WORK TO BE COMPLETED: For the data below, transcribe the part that opens with the line containing "Give me the Plotly source for this chart." and closes with the line containing "return (H - B - y) / (H - T - B)", exactly and with no pictures.
[Start PROVIDED RECORDS]
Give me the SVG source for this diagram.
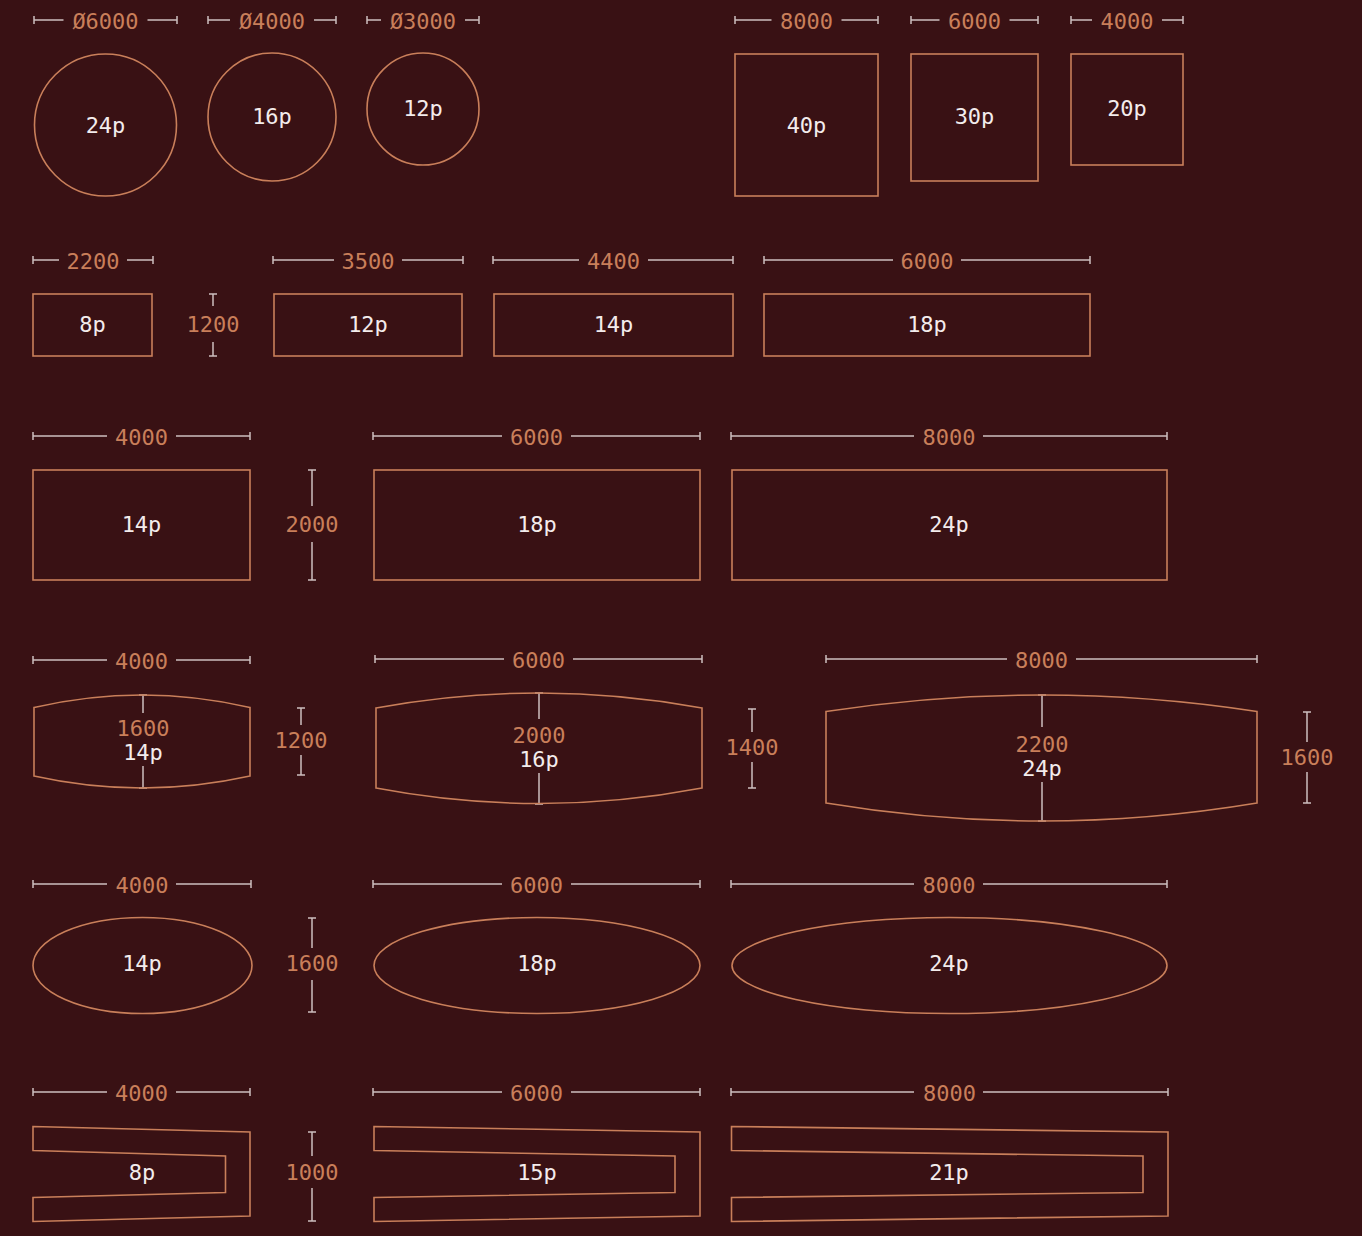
<svg xmlns="http://www.w3.org/2000/svg" width="1362" height="1236" viewBox="0 0 1362 1236">
<style>
.bg{fill:#391114}
.sh{fill:none;stroke:#c97f5a;stroke-width:1.6}
.dl{fill:none;stroke:#cdbfbf;stroke-width:1.5}
.dt{font-family:"DejaVu Sans Mono","Liberation Mono",monospace;font-size:22px;fill:#c97f5a;text-anchor:middle;dominant-baseline:central}
.lb{font-family:"DejaVu Sans Mono","Liberation Mono",monospace;font-size:22px;fill:#f3ecec;text-anchor:middle;dominant-baseline:central}
</style>
<rect class="bg" x="0" y="0" width="1362" height="1236"/>

<g id="dims" class="dl">
<path d="M34 20H63.5M147.5 20H177M34 16V24M177 16V24"/>
<path d="M208 20H230M314 20H336M208 16V24M336 16V24"/>
<path d="M367 20H381M465 20H479M367 16V24M479 16V24"/>
<path d="M735 20H771.5M841.5 20H878M735 16V24M878 16V24"/>
<path d="M911 20H939.5M1009.5 20H1038M911 16V24M1038 16V24"/>
<path d="M1071 20H1092M1162 20H1183M1071 16V24M1183 16V24"/>
<path d="M33 260H59M127 260H153M33 256V264M153 256V264"/>
<path d="M273 260H334M402 260H463M273 256V264M463 256V264"/>
<path d="M493 260H579M648 260H733M493 256V264M733 256V264"/>
<path d="M764 260H893M961 260H1090M764 256V264M1090 256V264"/>
<path d="M213 294V306M213 342V356M209 294H217M209 356H217"/>
<path d="M33 436H107M176 436H250M33 432V440M250 432V440"/>
<path d="M373 436H502M571 436H700M373 432V440M700 432V440"/>
<path d="M731 436H914M983 436H1167M731 432V440M1167 432V440"/>
<path d="M312 470V506M312 542V580M308 470H316M308 580H316"/>
<path d="M33 660H107M176 660H250M33 656V664M250 656V664"/>
<path d="M375 659H504M573 659H702M375 655V663M702 655V663"/>
<path d="M826 659H1007M1076 659H1257M826 655V663M1257 655V663"/>
<path d="M301 708V725M301 755V775M297 708H305M297 775H305"/>
<path d="M752 709V732M752 762V788M748 709H756M748 788H756"/>
<path d="M1307 712V742M1307 772V803M1303 712H1311M1303 803H1311"/>
<path d="M143 695V713M143 766V788M139 695H147M139 788H147"/>
<path d="M539 693V719M539 773V804M535 693H543M535 804H543"/>
<path d="M1042 695V727M1042 782V821M1038 695H1046M1038 821H1046"/>
<path d="M33 884H107M176 884H251M33 880V888M251 880V888"/>
<path d="M373 884H502M571 884H700M373 880V888M700 880V888"/>
<path d="M731 884H914M983 884H1167M731 880V888M1167 880V888"/>
<path d="M312 918V948M312 980V1012M308 918H316M308 1012H316"/>
<path d="M33 1092H107M176 1092H250M33 1088V1096M250 1088V1096"/>
<path d="M373 1092H502M571 1092H700M373 1088V1096M700 1088V1096"/>
<path d="M731 1092H914M983 1092H1168M731 1088V1096M1168 1088V1096"/>
<path d="M312 1132V1156M312 1188V1221M308 1132H316M308 1221H316"/>
</g>

<g id="dim-labels">
<text class="dt" x="105.5" y="21">Ø6000</text>
<text class="dt" x="272" y="21">Ø4000</text>
<text class="dt" x="423" y="21">Ø3000</text>
<text class="dt" x="806.5" y="21">8000</text>
<text class="dt" x="974.5" y="21">6000</text>
<text class="dt" x="1127" y="21">4000</text>
<text class="dt" x="93" y="261">2200</text>
<text class="dt" x="368" y="261">3500</text>
<text class="dt" x="613.5" y="261">4400</text>
<text class="dt" x="927" y="261">6000</text>
<text class="dt" x="213" y="324">1200</text>
<text class="dt" x="141.5" y="437">4000</text>
<text class="dt" x="536.5" y="437">6000</text>
<text class="dt" x="949" y="437">8000</text>
<text class="dt" x="312" y="524">2000</text>
<text class="dt" x="141.5" y="661">4000</text>
<text class="dt" x="538.5" y="660">6000</text>
<text class="dt" x="1041.5" y="660">8000</text>
<text class="dt" x="301" y="740">1200</text>
<text class="dt" x="752" y="747">1400</text>
<text class="dt" x="1307" y="757">1600</text>
<text class="dt" x="143" y="728">1600</text>
<text class="dt" x="539" y="735">2000</text>
<text class="dt" x="1042" y="744">2200</text>
<text class="dt" x="142" y="885">4000</text>
<text class="dt" x="536.5" y="885">6000</text>
<text class="dt" x="949" y="885">8000</text>
<text class="dt" x="312" y="963">1600</text>
<text class="dt" x="141.5" y="1093">4000</text>
<text class="dt" x="536.5" y="1093">6000</text>
<text class="dt" x="949.5" y="1093">8000</text>
<text class="dt" x="312" y="1172">1000</text>
</g>

<g id="circle-24"><circle class="sh" cx="105.5" cy="125" r="71"/><text class="lb" x="105.5" y="125">24p</text></g>
<g id="circle-16"><circle class="sh" cx="272" cy="117" r="64"/><text class="lb" x="272" y="116">16p</text></g>
<g id="circle-12"><circle class="sh" cx="423" cy="109" r="56"/><text class="lb" x="423" y="108">12p</text></g>

<g id="square-40"><rect class="sh" x="735" y="54" width="143" height="142"/><text class="lb" x="806.5" y="125">40p</text></g>
<g id="square-30"><rect class="sh" x="911" y="54" width="127" height="127"/><text class="lb" x="974.5" y="116">30p</text></g>
<g id="square-20"><rect class="sh" x="1071" y="54" width="112" height="111"/><text class="lb" x="1127" y="108">20p</text></g>

<g id="rect-8"><rect class="sh" x="33" y="294" width="119" height="62"/><text class="lb" x="92.5" y="324">8p</text></g>
<g id="rect-12"><rect class="sh" x="274" y="294" width="188" height="62"/><text class="lb" x="368" y="324">12p</text></g>
<g id="rect-14"><rect class="sh" x="494" y="294" width="239" height="62"/><text class="lb" x="613.5" y="324">14p</text></g>
<g id="rect-18"><rect class="sh" x="764" y="294" width="326" height="62"/><text class="lb" x="927" y="324">18p</text></g>

<g id="table-14"><rect class="sh" x="33" y="470" width="217" height="110"/><text class="lb" x="141.5" y="524">14p</text></g>
<g id="table-18"><rect class="sh" x="374" y="470" width="326" height="110"/><text class="lb" x="537" y="524">18p</text></g>
<g id="table-24"><rect class="sh" x="732" y="470" width="435" height="110"/><text class="lb" x="949" y="524">24p</text></g>

<g id="barrel-14"><path class="sh" d="M34 707.5Q142 682.5 250 707.5V776Q142 800 34 776Z"/><text class="lb" x="143" y="752">14p</text></g>
<g id="barrel-16"><path class="sh" d="M376 708Q539 678 702 708V788Q539 819 376 788Z"/><text class="lb" x="539" y="759">16p</text></g>
<g id="barrel-24"><path class="sh" d="M826 711.5Q1041.5 678.5 1257 711.5V803Q1041.5 839 826 803Z"/><text class="lb" x="1042" y="768">24p</text></g>

<g id="oval-14"><ellipse class="sh" cx="142.5" cy="965.5" rx="109.5" ry="48"/><text class="lb" x="142" y="963">14p</text></g>
<g id="oval-18"><ellipse class="sh" cx="537" cy="965.5" rx="163" ry="48"/><text class="lb" x="537" y="963">18p</text></g>
<g id="oval-24"><ellipse class="sh" cx="949.5" cy="965.5" rx="217.5" ry="48"/><text class="lb" x="949" y="963">24p</text></g>

<g id="u-8"><path class="sh" d="M33 1126.5L250 1132V1216L33 1221.5V1197.5L225.5 1192.5V1156L33 1150.5Z"/><text class="lb" x="142" y="1172">8p</text></g>
<g id="u-15"><path class="sh" d="M374 1126.5L700 1132V1216L374 1221.5V1197.5L675 1192.5V1156L374 1150.5Z"/><text class="lb" x="537" y="1172">15p</text></g>
<g id="u-21"><path class="sh" d="M731.5 1126.5L1168 1132V1216L731.5 1221.5V1197.5L1143 1192.5V1156L731.5 1150.5Z"/><text class="lb" x="949" y="1172">21p</text></g>
</svg>
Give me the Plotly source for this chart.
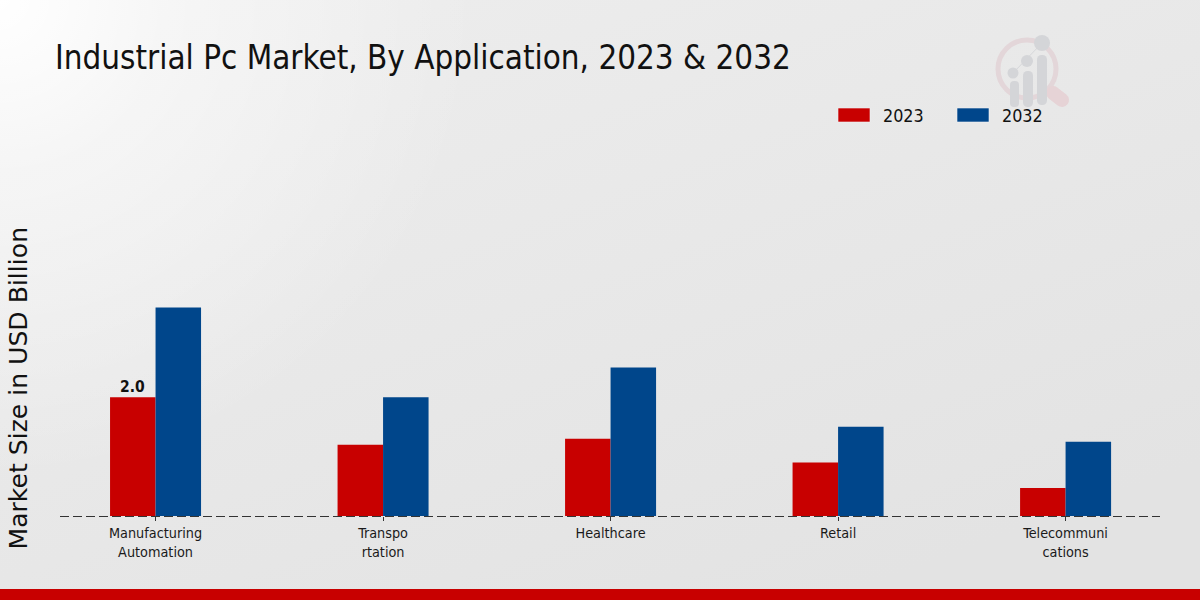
from urllib.parse import quote
from plotly import graph_objs as go

categories = ['Manufacturing<br>Automation', 'Transpo<br>rtation', 'Healthcare', 'Retail', 'Telecommuni<br>cations']
values_2023 = [2.0, 1.2, 1.3, 0.9, 0.47]
values_2032 = [3.51, 2.0, 2.5, 1.5, 1.25]
labels_2023 = ['2.0', '', '', '', '']
years = ['2023', '2032']

RED = '#C80000'
BLUE = '#00468B'
CONDENSED = 'DejaVu Sans Condensed'

W, H = 1200, 600
L, R, T, B = 60, 40, 100, 84

def px(x):
    return (x - L) / (W - L - R)

def py(y):
    return (H - B - y) / (H - T - B)

# page background and the faint logo, same pixel space as the figure
background = f'''<svg xmlns="http://www.w3.org/2000/svg" width="{W}" height="{H}" viewBox="0 0 {W} {H}">
<defs><linearGradient id="g" gradientUnits="userSpaceOnUse" x1="0" y1="0" x2="300" y2="800">
<stop offset="0" stop-color="#eeeeee"/><stop offset="1" stop-color="#e3e3e3"/></linearGradient>
<radialGradient id="w" gradientUnits="userSpaceOnUse" cx="0" cy="0" r="480">
<stop offset="0" stop-color="#ffffff" stop-opacity="1"/><stop offset="0.35" stop-color="#ffffff" stop-opacity="0.5"/>
<stop offset="1" stop-color="#ffffff" stop-opacity="0"/></radialGradient></defs>
<rect width="{W}" height="{H}" fill="url(#g)"/>
<rect width="{W}" height="{H}" fill="url(#w)"/>
<circle cx="1027" cy="69" r="29" fill="none" stroke="#e3d6d9" stroke-width="5"/>
<line x1="1053" y1="93" x2="1062" y2="100" stroke="#e6d3d6" stroke-width="14" stroke-linecap="round"/>
<line x1="1013" y1="73" x2="1042" y2="43" stroke="#d5d6d9" stroke-width="1"/>
<circle cx="1013" cy="73" r="5.5" fill="#d4d5d8"/><circle cx="1027" cy="61" r="6" fill="#d4d5d8"/>
<circle cx="1042" cy="43" r="8" fill="#d4d5d8"/>
<rect x="1010" y="81" width="9" height="26" rx="4" fill="#d4d5d8"/>
<rect x="1023" y="71" width="10" height="36" rx="4.5" fill="#d4d5d8"/>
<rect x="1037" y="55" width="10" height="50" rx="4.5" fill="#d4d5d8"/>
</svg>'''
background_uri = 'data:image/svg+xml,' + quote(background)

bar_2023 = go.Bar(x=categories, y=values_2023, name=years[0], marker=dict(color=RED, line=dict(width=0)))
bar_2032 = go.Bar(x=categories, y=values_2032, name=years[1], marker=dict(color=BLUE, line=dict(width=0)))

# value labels sit closer to the bar than textposition='outside' allows
value_labels = [
    dict(text=label, x=cat, y=val, xref='x', yref='y', xshift=-22.75, yshift=-1, yanchor='bottom',
         showarrow=False, font=dict(family=CONDENSED, size=15.5, color='#111111', weight='bold'))
    for cat, val, label in zip(categories, values_2023, labels_2023) if label
]

layout = go.Layout(
    width=W, height=H,
    margin=dict(l=L, r=R, t=T, b=B),
    paper_bgcolor='#e8e8e8',
    plot_bgcolor='rgba(0,0,0,0)',
    barmode='group', bargap=0.6, bargroupgap=0,
    showlegend=False,
    xaxis=dict(range=[-0.42, 4.415], showgrid=False, zeroline=False, showline=False,
               ticks='outside', ticklen=4, tickcolor='#333333', tickwidth=1,
               tickfont=dict(family=CONDENSED, size=14.3, color='#1a1a1a')),
    yaxis=dict(range=[0, 7], showgrid=False, zeroline=False, showline=False, showticklabels=False,
               title=None),
    images=[dict(source=background_uri, xref='paper', yref='paper', x=px(0), y=py(0),
                 sizex=px(W) - px(0), sizey=py(0) - py(H), xanchor='left', yanchor='top',
                 sizing='stretch', layer='below')],
    shapes=[
        # paper refs here, a y-axis ref clips half the line at the plot edge
        dict(type='line', xref='paper', yref='paper', x0=0, x1=1, y0=py(516.5), y1=py(516.5), layer='above',
             line=dict(color='#333333', width=1, dash='9px,4px')),
        dict(type='rect', xref='paper', yref='paper', x0=px(0), x1=px(W), y0=py(589), y1=py(H),
             fillcolor=RED, line=dict(width=0)),
        dict(type='rect', xref='paper', yref='paper', x0=px(838), x1=px(870), y0=py(108), y1=py(122),
             fillcolor=RED, line=dict(color='#f0f0f4', width=0.6)),
        dict(type='rect', xref='paper', yref='paper', x0=px(957), x1=px(989), y0=py(108), y1=py(122),
             fillcolor=BLUE, line=dict(color='#f0f0f4', width=0.6)),
    ],
    annotations=value_labels + [
        dict(text='Industrial Pc Market, By Application, 2023 &amp; 2032', xref='paper', yref='paper',
             x=px(53), y=py(58), xanchor='left', yanchor='middle', showarrow=False,
             font=dict(family=CONDENSED, size=32.9, color='#111111')),
        dict(text='Market Size in USD Billion', xref='paper', yref='paper', x=px(18), y=py(388.5),
             xanchor='center', yanchor='middle', textangle=-90, showarrow=False,
             font=dict(family='DejaVu Sans', size=25.1, color='#111111')),
        dict(text=years[0], xref='paper', yref='paper', x=px(881), y=py(115), xanchor='left',
             yanchor='middle', showarrow=False, font=dict(family=CONDENSED, size=17.8, color='#111111')),
        dict(text=years[1], xref='paper', yref='paper', x=px(1000), y=py(115), xanchor='left',
             yanchor='middle', showarrow=False, font=dict(family=CONDENSED, size=17.8, color='#111111')),
    ],
)

fig = go.Figure(data=[bar_2023, bar_2032], layout=layout)
fig.write_html("out.html", config=dict(displayModeBar=False), post_script="document.body.style.margin='0';")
[End PROVIDED RECORDS]
SOLUTION TO THE EXERCISE:
Give me the Plotly source for this chart.
from urllib.parse import quote
from plotly import graph_objs as go

categories = ['Manufacturing<br>Automation', 'Transpo<br>rtation', 'Healthcare', 'Retail', 'Telecommuni<br>cations']
values_2023 = [2.0, 1.2, 1.3, 0.9, 0.47]
values_2032 = [3.51, 2.0, 2.5, 1.5, 1.25]
labels_2023 = ['2.0', '', '', '', '']
years = ['2023', '2032']

RED = '#C80000'
BLUE = '#00468B'
CONDENSED = 'DejaVu Sans Condensed'

W, H = 1200, 600
L, R, T, B = 60, 40, 100, 84

def px(x):
    return (x - L) / (W - L - R)

def py(y):
    return (H - B - y) / (H - T - B)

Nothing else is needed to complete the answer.